Postpartum depression can feel like a mystery. I used to wonder how mothers knew they had it. Did you feel sad all the time? Sleep a lot? When it happened to me there was no question something was wrong. My body was telling me that I needed help. When my medication finally started to kick in, after about a month (but felt like eternity) I felt relief for the first time in months. The intrusive thoughts went from every second to every couple of minutes. Then they were only every 20 minutes. I was able to sleep better. I got better at distracting myself with games of scrabble on my phone or talking to someone about the weather or a funny story. I understood that I could be competent and symptomatic at the same time. (One of my favorite quotes.) I could have scary thoughts but say to myself, “This is your anxiety. This is not reality. You and the kids are not in danger. You will be ok.”
I WILL BE OK.
This became my mantra. I slowly pieced my life back together. I continued to avoid caffeine. I exercised almost every day. I went to therapy once a week. I read stories from women online who had gone through similar experiences and came out ok. I asked for a lot of help from my family and friends. (The kids and I practically lived at my mom’s house or my mother in law’s house for about two months straight.) I stopped having panic attacks. My heart didn’t race all the time. I started laughing again. I was able to sit still and nurse my baby without feeling restless. I was able to enjoy the little things again.

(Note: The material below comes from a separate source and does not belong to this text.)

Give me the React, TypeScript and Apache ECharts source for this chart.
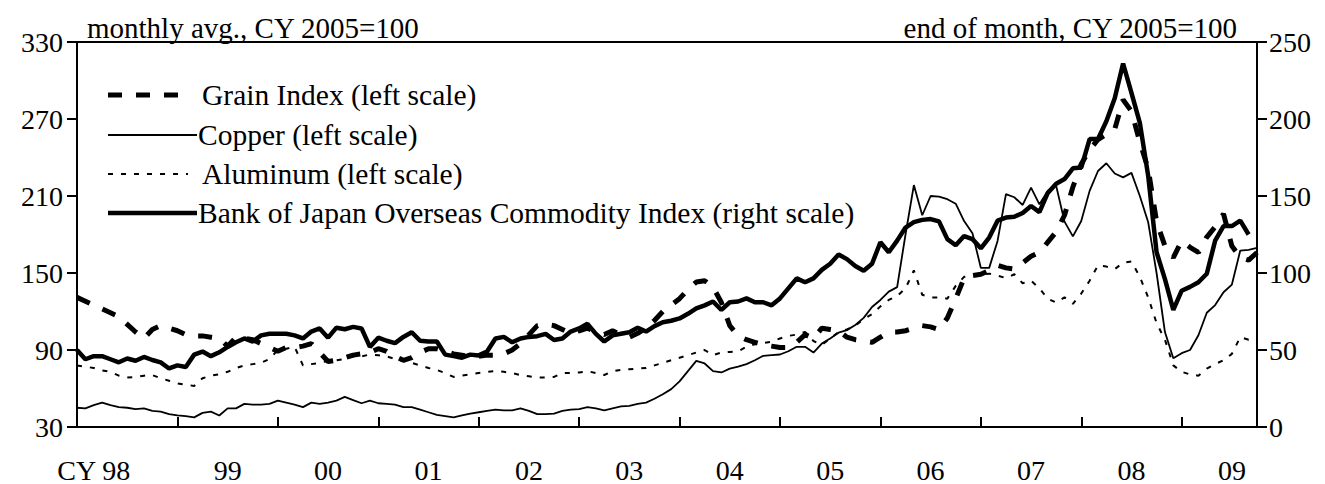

I am so thankful for my life. I am so thankful that I am in a different place this Thanksgiving. I am so thankful for all the people who listened to me helped me and didn’t call me crazy when I told them how I felt. I am so thankful for therapists who understand postpartum mental health. I am so thankful for medication that can help me feel like myself again. I am not at the beginning of a nightmare. I’ve woken up. I still feel anxiety sometimes but it’s much more manageable now. I love spending time with my children and I appreciate it now more than ever. I’m no longer afraid to be alone with them. I feel like the strong, capable mother I was before only I’m not afraid to ask for help. I know triggers for my anxiety and I avoid them. I wouldn’t stay I’m totally healed but I am in a much better place than I was a year ago. I’m thankful for my mental health and my ability to be with my children and watch them grow.